実際、飛び交っている名前を見ると、どれもこれも決め手に欠ける。石破茂元幹事長は相変わらず世論人気は高いし、本人も総裁選について「準備しておくのは、国会議員たるもの当たり前」と言っているが、党内基盤が弱い。反主流派の二階-菅との接近が注目されているが、岸田おろしの起爆剤になるかは不透明だ。
「ポスト岸田に意欲満々の河野太郎デジタル相は人望がなく、所属する麻生派をまとめることすら難しいし、なにより麻生さんが首をタテに振らないでしょう。マイナンバー問題をめぐる対応で世論の反感を買ったダメージもネック。河野大臣と連携する小泉進次郎元環境相は若く、弁も立つし、行動力もある。待望論はあるものの、大臣時代のポエム発言で期待値を下げた」(自民関係者)
岸田が常に顔色をうかがう最大派閥の安倍派では、OBの森喜朗元首相が推す「5人衆」が牽制し合っている。
筆頭格の萩生田光一政調会長は、統一教会(現・世界平和統一家庭連合)とズブズブ。横死した安倍元首相の例を引くまでもなく、反日カルト集団と握る男なんて絶対にダメだ。ライバルの西村康稔経産相は総裁選出馬経験アリで、変わらず野心をみなぎらせているが、秘書が次々に辞めるパワハラ体質は安倍が懸念するほどで、これまた人望なし。
「茂木敏充幹事長は方々で〈令和の明智光秀にはならない〉と口にし、岸田総理が再選を目指す限りは支えると触れ回っていますが、総裁選の顔ぶれ次第。有力候補が立てば、慌てて手を挙げるんじゃないか」(自民中堅議員)
目新しさで一点突破
岸田嫌いに比例して自民党の政党支持率も低迷する中、急浮上しているのが「女性初宰相」というカード。本命視されているのが、岸田派ナンバー2の林芳正前外相からポストを引き継いだ上川陽子外相だ。
政治評論家の野上忠興氏はこう言った。
「女性首相が誕生すれば世論は盛り上がるでしょうし、自民党への逆風が追い風に変わる可能性大。その間に解散・総選挙を打てば勝てるとの計算です。上川外相を推す声が広がっているのは、前回の総裁選に初出馬した野田聖子元少子化担当相や高市早苗経済安保担当相、表舞台に復帰した小渕優子選対委員長らよりも目新しさがあるから。一方で大臣経験豊富で実務能力が高く、法相時代にオウム真理教の死刑囚の執行を決めた度胸を買われてのこと。もっとも、岸田首相が簡単に引き下がるとは思えません。首相秘書官に抜擢した長男が醜聞続きで炎上する中、かばい通そうとしたあたりから保身が露骨になった印象です」
上川は岸田よりマトモかもしれないが、4歳年上。今年古希を迎えた。第1次安倍政権、福田政権、第2次安倍政権、菅政権、そして岸田政権と入閣し通しなのは、オッサン社会での立ち回りのうまさと表裏一体。ついでに言えば、米国のポチでもある。米ハーバード大ケネディスクールで政治行政学修士号を取得し、米上院議員の政策スタッフを務めた米国通の国際派との評価もあるが、深刻化するパレスチナ情勢をめぐる動きは米国隷従そのものだ。
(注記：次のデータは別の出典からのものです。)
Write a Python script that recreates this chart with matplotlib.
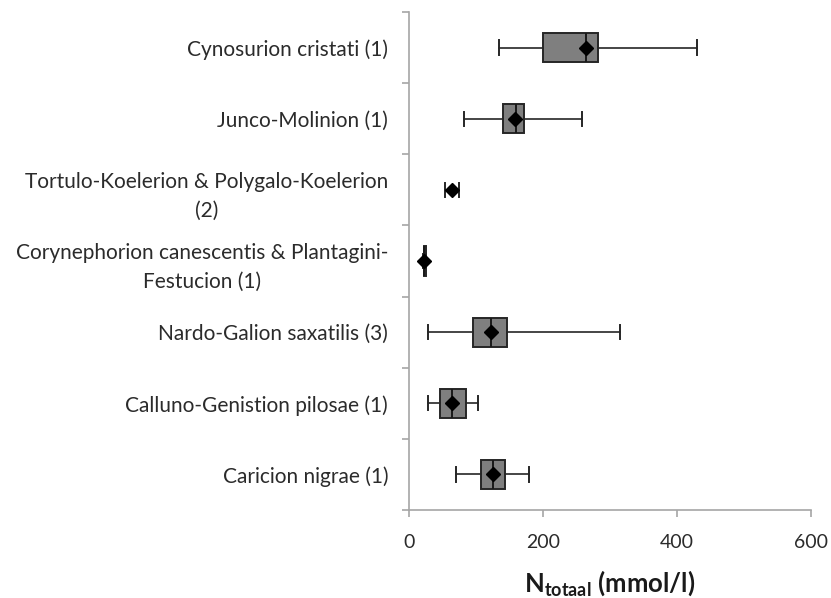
import matplotlib
matplotlib.use("Agg")
import matplotlib.pyplot as plt

plt.rcParams['font.family'] = ['Lato', 'DejaVu Sans']
plt.rcParams['mathtext.fontset'] = 'custom'
plt.rcParams['mathtext.rm'] = 'Lato'
plt.rcParams['mathtext.bf'] = 'Lato:bold'

# vegetation classes, top to bottom
classes = [
    "Cynosurion cristati (1)",
    "Junco-Molinion (1)",
    "Tortulo-Koelerion & Polygalo-Koelerion\n(2)",
    "Corynephorion canescentis & Plantagini-\nFestucion (1)",
    "Nardo-Galion saxatilis (3)",
    "Calluno-Genistion pilosae (1)",
    "Caricion nigrae (1)",
]
whis_lo = [135, 82, 54, 21, 28, 28, 70]
q1      = [200, 141, 64, 22, 96, 46, 107]
median  = [264, 159, 64, 23, 123, 64, 125]
q3      = [282, 172, 64, 25, 147, 85, 143]
whis_hi = [430, 258, 75, 26, 315, 103, 179]
means   = [264, 158, 64, 23, 122, 64, 125]

n = len(classes)
ypos = list(range(n, 0, -1))

stats = []
for i in range(n):
    stats.append(dict(whislo=whis_lo[i], q1=q1[i], med=median[i], q3=q3[i],
                      whishi=whis_hi[i], mean=means[i], fliers=[]))

fig = plt.figure(figsize=(8.31, 5.98), dpi=100)
ax = fig.add_axes([409 / 831, 1 - 510 / 598, (811 - 409) / 831, (510 - 12) / 598])

parts = ax.bxp(stats, positions=ypos, orientation='horizontal', widths=0.41,
               capwidths=0.2, showmeans=True, patch_artist=True,
               boxprops=dict(facecolor='#7f7f7f', edgecolor='#262626', linewidth=1.4),
               medianprops=dict(color='#1a1a1a', linewidth=1.4),
               whiskerprops=dict(color='#262626', linewidth=1.2),
               capprops=dict(color='#262626', linewidth=1.4),
               meanprops=dict(marker='D', markerfacecolor='black',
                              markeredgecolor='black', markersize=7.5))

# a zero-width box (q1 == q3) is not drawn at all
for i in range(n):
    if q1[i] == q3[i]:
        parts['boxes'][i].set_visible(False)
        parts['medians'][i].set_visible(False)

ax.set_xlim(0, 600)
ax.set_ylim(0.5, n + 0.5)
ax.set_xticks([0, 200, 400, 600])
ax.set_yticks(ypos)
ax.set_yticklabels(classes)
ax.set_yticks([k + 0.5 for k in range(n + 1)], minor=True)

for lbl in ax.get_yticklabels():
    lbl.set_multialignment('center')
    lbl.set_linespacing(1.56)

ax.tick_params(axis='y', which='major', length=0, pad=15, labelsize=15,
               labelcolor='#2b2b2b')
ax.tick_params(axis='y', which='minor', length=5, width=1.2, color='#a6a6a6')
ax.tick_params(axis='x', length=5, width=1.2, color='#a6a6a6', pad=12,
               labelsize=14, labelcolor='#2b2b2b')

for side in ('top', 'right'):
    ax.spines[side].set_visible(False)
for side in ('left', 'bottom'):
    ax.spines[side].set_color('#a6a6a6')
    ax.spines[side].set_linewidth(1.2)

ax.set_xlabel(r'$\mathbf{N_{totaal}}$ (mmol/l)', fontsize=18.5, fontweight='bold',
              color='#1a1a1a', labelpad=13)

fig.savefig('out.png', dpi=100)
「女性を前面に押し出せば危機を乗り越えられるなんていう発想は、女性蔑視の最たるもの。女性起用を人気取りの道具としか考えない自民らしい失礼千万ですよ」(五十嵐仁氏=前出)
「ポスト岸田」で飛び交う面々のアホらしさ。そうして迷走首相が粘り腰で居座るのは、国民にとって絶望しか生まない。